- _TO BE DONE_: Word for word, copy all the data and drop the pictures.

- _DATA LINES_:
++++++
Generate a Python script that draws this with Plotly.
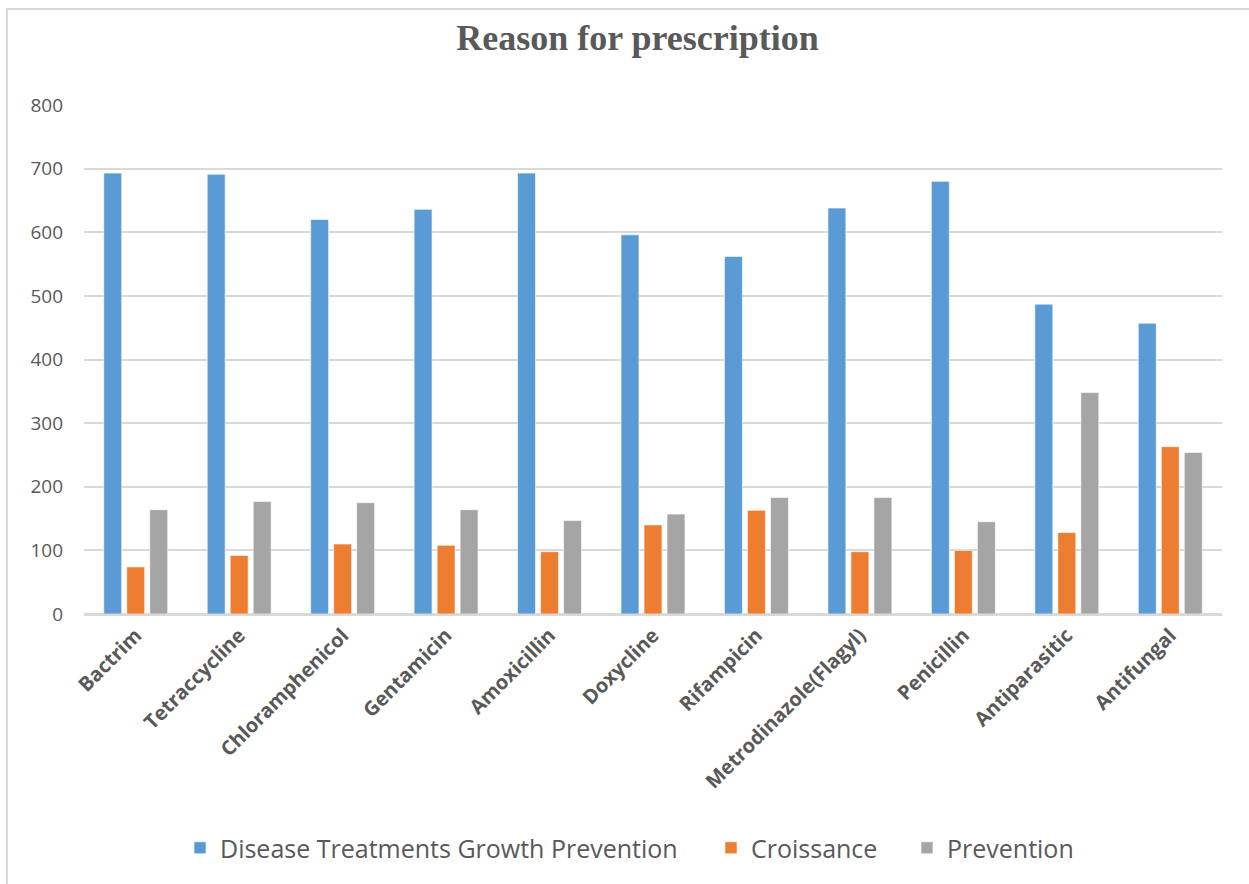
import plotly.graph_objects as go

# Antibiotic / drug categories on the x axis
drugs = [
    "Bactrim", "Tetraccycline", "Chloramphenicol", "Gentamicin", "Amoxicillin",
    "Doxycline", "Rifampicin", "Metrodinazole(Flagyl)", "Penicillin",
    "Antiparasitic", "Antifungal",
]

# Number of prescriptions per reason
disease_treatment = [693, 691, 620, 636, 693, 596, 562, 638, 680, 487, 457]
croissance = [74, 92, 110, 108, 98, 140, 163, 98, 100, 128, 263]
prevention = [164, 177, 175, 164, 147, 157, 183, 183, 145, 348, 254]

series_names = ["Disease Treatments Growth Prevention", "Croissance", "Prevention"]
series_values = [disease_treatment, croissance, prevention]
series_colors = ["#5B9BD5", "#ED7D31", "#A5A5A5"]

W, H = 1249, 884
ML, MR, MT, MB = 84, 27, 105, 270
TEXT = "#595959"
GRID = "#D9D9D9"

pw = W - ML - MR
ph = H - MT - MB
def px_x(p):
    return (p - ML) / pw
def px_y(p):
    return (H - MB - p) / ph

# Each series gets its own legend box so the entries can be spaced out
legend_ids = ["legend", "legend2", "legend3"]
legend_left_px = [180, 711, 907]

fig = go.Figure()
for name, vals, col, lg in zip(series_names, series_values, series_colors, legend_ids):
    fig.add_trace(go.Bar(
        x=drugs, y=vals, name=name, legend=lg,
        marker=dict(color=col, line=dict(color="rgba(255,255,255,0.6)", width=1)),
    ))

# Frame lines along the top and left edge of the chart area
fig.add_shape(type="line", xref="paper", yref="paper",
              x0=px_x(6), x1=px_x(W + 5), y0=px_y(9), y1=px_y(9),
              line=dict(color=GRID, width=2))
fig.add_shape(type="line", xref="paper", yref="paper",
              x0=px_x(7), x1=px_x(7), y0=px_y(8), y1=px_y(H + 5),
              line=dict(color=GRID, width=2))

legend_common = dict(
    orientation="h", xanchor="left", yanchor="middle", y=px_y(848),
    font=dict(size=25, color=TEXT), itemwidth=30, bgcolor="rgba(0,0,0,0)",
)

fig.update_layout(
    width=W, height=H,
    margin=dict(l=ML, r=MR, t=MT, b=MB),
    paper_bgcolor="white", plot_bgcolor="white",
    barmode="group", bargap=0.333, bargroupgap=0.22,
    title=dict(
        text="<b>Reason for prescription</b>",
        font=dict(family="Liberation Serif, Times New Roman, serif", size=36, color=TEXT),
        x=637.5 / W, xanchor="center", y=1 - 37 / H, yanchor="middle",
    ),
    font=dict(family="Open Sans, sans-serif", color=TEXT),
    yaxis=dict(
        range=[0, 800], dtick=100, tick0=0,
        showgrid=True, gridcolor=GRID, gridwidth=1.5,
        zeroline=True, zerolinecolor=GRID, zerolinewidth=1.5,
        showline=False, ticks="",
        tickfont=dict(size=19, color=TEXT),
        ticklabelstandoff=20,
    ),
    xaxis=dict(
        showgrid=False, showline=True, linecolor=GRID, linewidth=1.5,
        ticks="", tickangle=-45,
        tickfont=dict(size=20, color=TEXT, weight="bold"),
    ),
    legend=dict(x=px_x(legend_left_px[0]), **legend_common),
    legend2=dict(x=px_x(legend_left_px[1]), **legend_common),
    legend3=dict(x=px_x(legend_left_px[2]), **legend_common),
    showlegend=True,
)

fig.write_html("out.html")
++++++
- _WRITTEN RESPONSE_:
Generate a Python script that draws this with Plotly.
import plotly.graph_objects as go

# Antibiotic / drug categories on the x axis
drugs = [
    "Bactrim", "Tetraccycline", "Chloramphenicol", "Gentamicin", "Amoxicillin",
    "Doxycline", "Rifampicin", "Metrodinazole(Flagyl)", "Penicillin",
    "Antiparasitic", "Antifungal",
]

# Number of prescriptions per reason
disease_treatment = [693, 691, 620, 636, 693, 596, 562, 638, 680, 487, 457]
croissance = [74, 92, 110, 108, 98, 140, 163, 98, 100, 128, 263]
prevention = [164, 177, 175, 164, 147, 157, 183, 183, 145, 348, 254]

series_names = ["Disease Treatments Growth Prevention", "Croissance", "Prevention"]
series_values = [disease_treatment, croissance, prevention]
series_colors = ["#5B9BD5", "#ED7D31", "#A5A5A5"]

W, H = 1249, 884
ML, MR, MT, MB = 84, 27, 105, 270
TEXT = "#595959"
GRID = "#D9D9D9"

pw = W - ML - MR
ph = H - MT - MB
def px_x(p):
    return (p - ML) / pw
def px_y(p):
    return (H - MB - p) / ph

# Each series gets its own legend box so the entries can be spaced out
legend_ids = ["legend", "legend2", "legend3"]
legend_left_px = [180, 711, 907]

fig = go.Figure()
for name, vals, col, lg in zip(series_names, series_values, series_colors, legend_ids):
    fig.add_trace(go.Bar(
        x=drugs, y=vals, name=name, legend=lg,
        marker=dict(color=col, line=dict(color="rgba(255,255,255,0.6)", width=1)),
    ))

# Frame lines along the top and left edge of the chart area
fig.add_shape(type="line", xref="paper", yref="paper",
              x0=px_x(6), x1=px_x(W + 5), y0=px_y(9), y1=px_y(9),
              line=dict(color=GRID, width=2))
fig.add_shape(type="line", xref="paper", yref="paper",
              x0=px_x(7), x1=px_x(7), y0=px_y(8), y1=px_y(H + 5),
              line=dict(color=GRID, width=2))

legend_common = dict(
    orientation="h", xanchor="left", yanchor="middle", y=px_y(848),
    font=dict(size=25, color=TEXT), itemwidth=30, bgcolor="rgba(0,0,0,0)",
)

fig.update_layout(
    width=W, height=H,
    margin=dict(l=ML, r=MR, t=MT, b=MB),
    paper_bgcolor="white", plot_bgcolor="white",
    barmode="group", bargap=0.333, bargroupgap=0.22,
    title=dict(
        text="<b>Reason for prescription</b>",
        font=dict(family="Liberation Serif, Times New Roman, serif", size=36, color=TEXT),
        x=637.5 / W, xanchor="center", y=1 - 37 / H, yanchor="middle",
    ),
    font=dict(family="Open Sans, sans-serif", color=TEXT),
    yaxis=dict(
        range=[0, 800], dtick=100, tick0=0,
        showgrid=True, gridcolor=GRID, gridwidth=1.5,
        zeroline=True, zerolinecolor=GRID, zerolinewidth=1.5,
        showline=False, ticks="",
        tickfont=dict(size=19, color=TEXT),
        ticklabelstandoff=20,
    ),
    xaxis=dict(
        showgrid=False, showline=True, linecolor=GRID, linewidth=1.5,
        ticks="", tickangle=-45,
        tickfont=dict(size=20, color=TEXT, weight="bold"),
    ),
    legend=dict(x=px_x(legend_left_px[0]), **legend_common),
    legend2=dict(x=px_x(legend_left_px[1]), **legend_common),
    legend3=dict(x=px_x(legend_left_px[2]), **legend_common),
    showlegend=True,
)

fig.write_html("out.html")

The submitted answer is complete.